I don’t keep up a lot with celebrity gossip, and I’m not invested in any of it. I get a general idea of almost everything happening in Hollywood from Twitter. I like short, synthesized summaries and occasional links to articles on the off chance something isn’t explained to my satisfaction in 140 characters. So as someone that doesn’t follow Taylor Swift – or any celebrity for that matter – very closely, I could be completely off base. But yesterday as the hot takes and hysterical tweets from both her stans and detractors flooded my timeline, I realized something.
If you’ve never watched Gossip Girl, it’s the story of young rich kids from New York’s Upper East Side with the occasional “middle class” kid from Brooklyn thrown into the mix to keep things interesting and highlight how exorbitantly wealthy everyone else was. It follows the ridiculous soap-opera level betrayal and drama from high school to college. I suspect that rewatching it at the age of 23, it would seem predictable and stupid, but at the time it always kept you guessing.
The two main characters of the series were best frenemies Blair Waldorf and Serena Van Der Woodsen. Blair Waldorf was the ruthless, elitist, life-ruining C U Next Tuesday that was easy to hate, and made no apologies for it. Serena Van Der Woodsen was the happy-go-lucky blonde that liked to think of herself as kind and down to earth because she hooked up with kids that didn’t have trust funds. On the surface, she was much more likable than Blair. But any viewer with an IQ above that of a toaster knew that Blair was better than Serena because she was honest about who she was. Serena always found a way to become the victim. No matter how blatantly wrong her course of action was or how obviously responsible she was for what happened, we were supposed to feel bad for her and find someone else to blame.
So following the teasers of Taylor Swift’s new album I realized two things. First, I realized that Taylor Swift is Serena Van Der Woodsen. I also realize that for a long time, she made music for victims.
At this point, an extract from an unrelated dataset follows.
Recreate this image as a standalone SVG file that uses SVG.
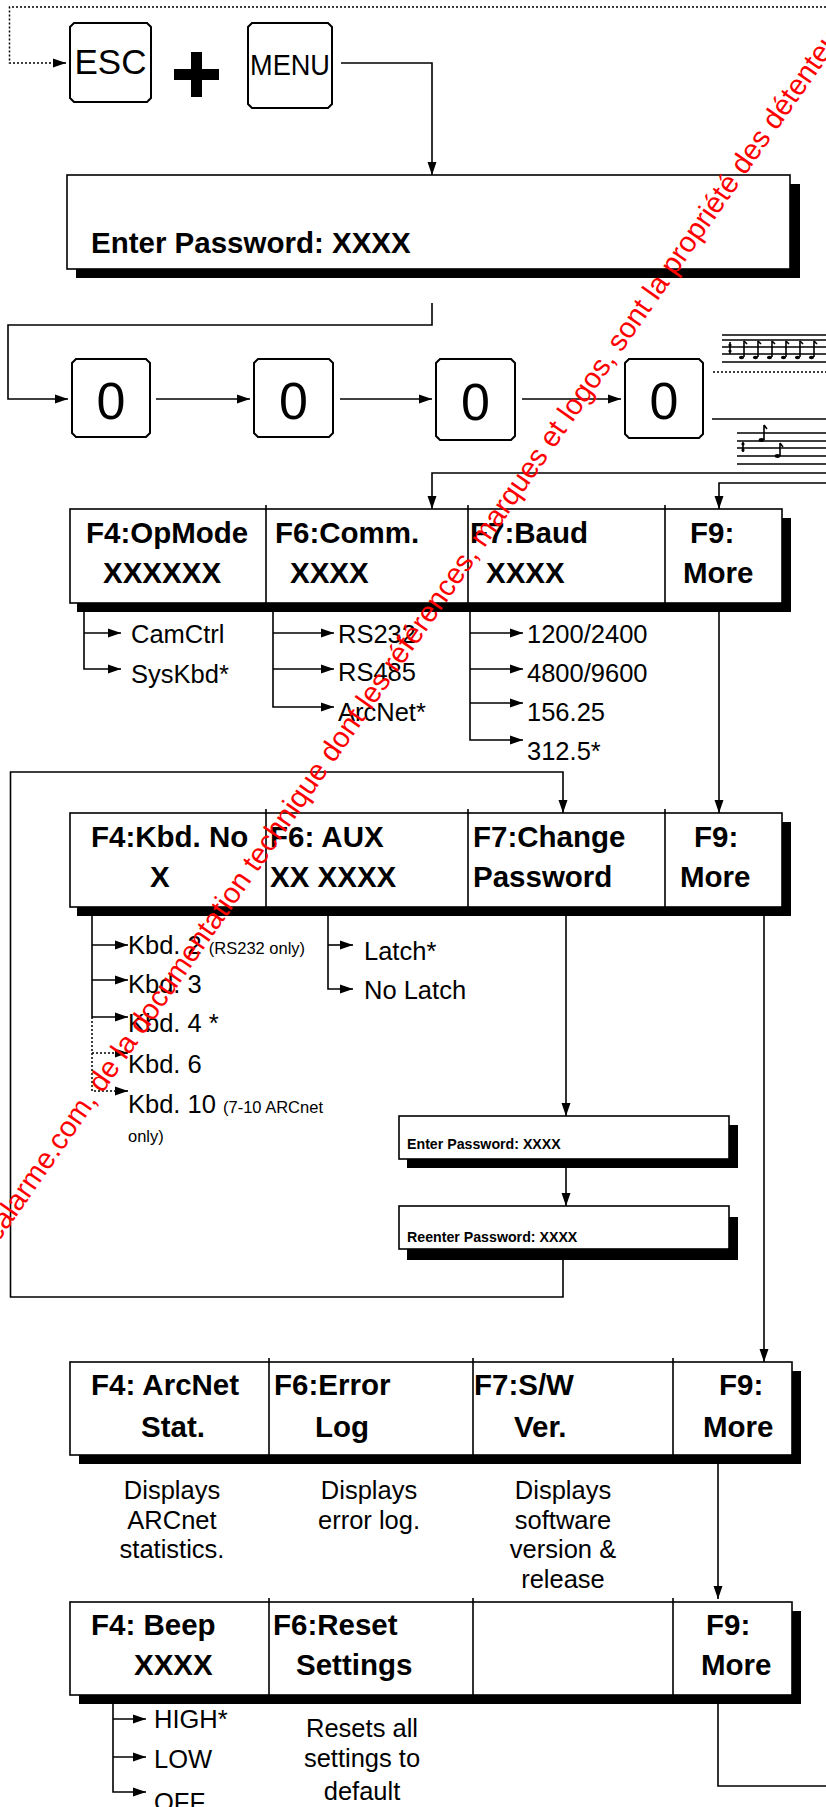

I thought about how much I listened to her in middle school and high school and my mentality back then. I realize that while I don’t care about who she dates or how many people she dates, I haven’t heard a single song where she takes any responsibility for anything that goes wrong in her life romantically or otherwise. But back to the issue at hand.
A quick recap for any grown straight man that may be reading this that still has no idea what I’m talking about. Last year, Kanye West released “Famous.” A line in the song sparked controversy.
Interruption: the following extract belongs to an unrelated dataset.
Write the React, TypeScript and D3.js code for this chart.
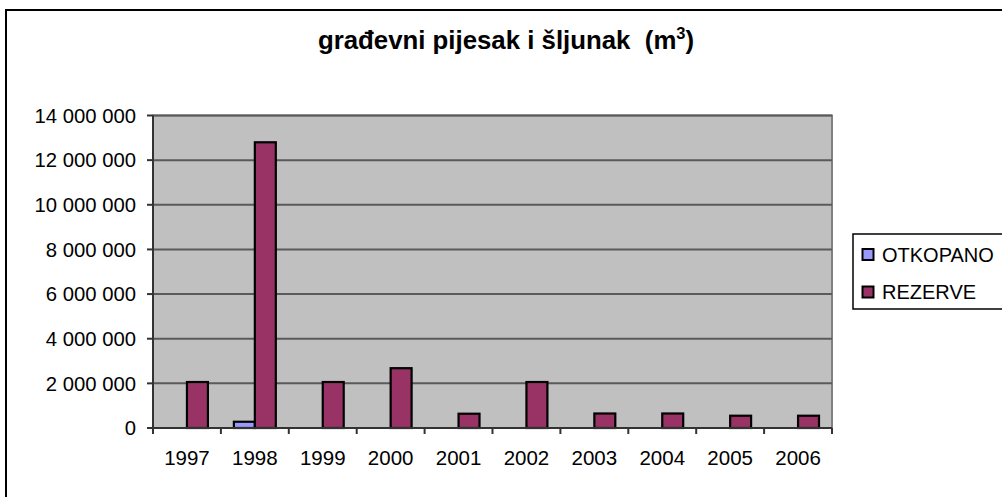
import * as d3 from "d3";
import React from "react";

// data
const years = ["1997", "1998", "1999", "2000", "2001", "2002", "2003", "2004", "2005", "2006"];
const otkopano = [0, 280000, 0, 0, 0, 0, 0, 0, 0, 0];
const rezerve = [2060000, 12800000, 2060000, 2680000, 640000, 2060000, 650000, 650000, 550000, 550000];
const seriesNames = ["OTKOPANO", "REZERVE"];
const seriesColors = ["#9999ff", "#993366"];
const yTicks = [0, 2000000, 4000000, 6000000, 8000000, 10000000, 12000000, 14000000];

const W = 1002;
const H = 497;
const plot = { left: 153, right: 832, top: 115.5, bottom: 428 };

const fmt = (v: number) => d3.format(",")(v).replace(/,/g, " ");

const App = () => {
  const x0 = d3.scaleBand().domain(years).range([plot.left, plot.right]);
  const x1 = d3
    .scaleBand()
    .domain(seriesNames)
    .range([0, x0.bandwidth()])
    .paddingInner(0)
    .paddingOuter(0.62);
  const y = d3.scaleLinear().domain([0, 14000000]).range([plot.bottom, plot.top]);

  const values = [otkopano, rezerve];
  const font = "'Liberation Sans', Arial, sans-serif";

  return (
    <svg
      width={W}
      height={H}
      style={{ position: "absolute", left: 0, top: 0, background: "#fff" }}
      fontFamily={font}
    >
      {/* chart frame, cut off at right and bottom */}
      <rect x={6} y={10} width={1100} height={600} fill="#fff" stroke="#000" strokeWidth={2} />

      <text
        x={506}
        y={49}
        textAnchor="middle"
        fontSize={25.8}
        fontWeight="bold"
        style={{ whiteSpace: "pre" }}
      >
        {"građevni pijesak i šljunak  (m"}
        <tspan fontSize={16.5} dy={-10}>3</tspan>
        <tspan dy={10}>)</tspan>
      </text>

      {/* plot area */}
      <rect
        x={plot.left}
        y={plot.top}
        width={plot.right - plot.left}
        height={plot.bottom - plot.top}
        fill="#c0c0c0"
        stroke="#808080"
        strokeWidth={2}
      />

      {yTicks.map((t) => (
        <g key={t}>
          <line x1={plot.left} x2={plot.right} y1={y(t)} y2={y(t)} stroke="#5a5a5a" strokeWidth={2} />
          <line x1={plot.left - 6} x2={plot.left} y1={y(t)} y2={y(t)} stroke="#333" strokeWidth={2} />
          <text x={136} y={y(t)} dy="0.36em" textAnchor="end" fontSize={20.3}>
            {fmt(t)}
          </text>
        </g>
      ))}

      {years.map((yr, i) => (
        <g key={yr}>
          {seriesNames.map((s, j) => {
            const v = values[j][i];
            if (!v) return null;
            return (
              <rect
                key={s}
                x={(x0(yr) as number) + (x1(s) as number)}
                y={y(v)}
                width={x1.bandwidth()}
                height={y(0) - y(v)}
                fill={seriesColors[j]}
                stroke="#000"
                strokeWidth={2.2}
              />
            );
          })}
          <text
            x={(x0(yr) as number) + x0.bandwidth() / 2}
            y={465}
            textAnchor="middle"
            fontSize={20.5}
          >
            {yr}
          </text>
        </g>
      ))}

      {/* axes */}
      {years.concat([""]).map((yr, i) => {
        const xp = plot.left + i * x0.step();
        return <line key={i} x1={xp} x2={xp} y1={plot.bottom} y2={plot.bottom + 6} stroke="#333" strokeWidth={2} />;
      })}
      <line x1={plot.left} x2={plot.right} y1={plot.bottom} y2={plot.bottom} stroke="#333" strokeWidth={2} />
      <line x1={plot.left} x2={plot.left} y1={plot.top} y2={plot.bottom} stroke="#333" strokeWidth={2} />

      {/* legend */}
      <rect x={853} y={234} width={200} height={75} fill="#fff" stroke="#000" strokeWidth={1.5} />
      {seriesNames.map((s, j) => (
        <g key={s}>
          <rect x={862.5} y={249 + j * 37.5} width={11} height={11} fill={seriesColors[j]} stroke="#000" strokeWidth={2} />
          <text x={882} y={254.5 + j * 37.5} dy="0.36em" fontSize={20}>
            {s}
          </text>
        </g>
      ))}
    </svg>
  );
};

export default App;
I feel like me and Taylor might still have sex / Why? I made that bitch famous
According to Kim and Kanye, Kanye brought the lyric to her attention before the song was released and she approved it. In a series of videos that Kim released on Snapchat it appeared that Taylor Swift was completely on board with it, and even vowed to back him up knowing that the line would cause controversy. Taylor Swift fans argued that the videos were manipulatively edited. But instead of backing him up as she said she would, she played the victim card. She stood before us in an acceptance speech and positioned herself as a feminist icon who’s accomplishments were being undermined yet again by big bad Kanye. After Kim releasing the videos it was as if she was wearing a scarlet S for snake. On everything she posted online there were dozens and dozens (maybe hundreds and hundreds?) of snake emoji comments, leading to her eventual social media black out. And like Serena, she fled the scene when the kitchen got too hot for her. She comes back this summer, posting videos of snakes and as her fan base jumps to conclusions about what this means, I can’t help but become annoyed. Once again, Taylor Swift is the victim.
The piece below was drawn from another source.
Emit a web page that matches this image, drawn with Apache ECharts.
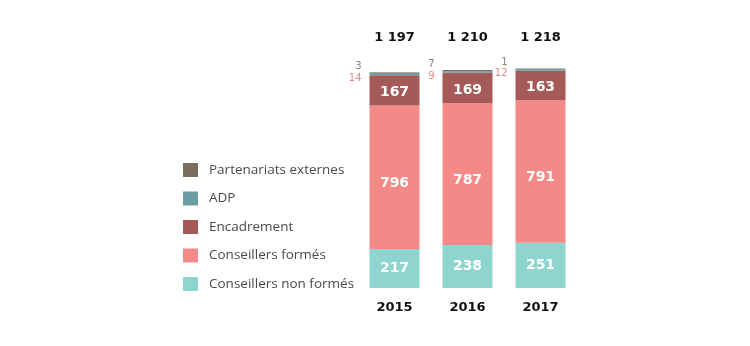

Second, I realized that Taylor Swift is Beyonce. The Beyonce effect is something I articulated during the primaries of Election 2016. It’s when you come to hate something not because of the thing itself, but the thing’s fans. Think of crossfit. Think of veganism. Policy aside, Marco Rubio is actually a very likable person. But between his supporters that acted like he was the second coming of Jesus and like everyone that didn’t like him was a hypocrite and a liar, I hated him with a passion between September of 2015 well into the summer of 2016. Before any Lil Marco alum get in their feelings, I acknowledge that there were people like this behind every major candidate, including my boy Teddy. Cult like followings are both a blessing and a curse to celebrities, because they provide an impenetrable core of support but their rabid, obsessive tendencies tend to turn otherwise indifferent people against whoever the celebrity is.
Taylor Swift kind of reminds me of vanilla ice cream. It’s good. It’s basic. Most people like it, but some people don’t. But seeing hoards of people online so obsessed with vanilla ice cream is off putting, and starts making me question the ice cream itself.
I’m looking forward to listening to Taylor Swift’s next album, and have confidence that there will be at least one or two bangers. Her fan base could be entirely wrong, and this album could have nothing to do with her Kimye beef or her general victim routine. But if she really wants to shock the world she should name her next album “Responsibility.”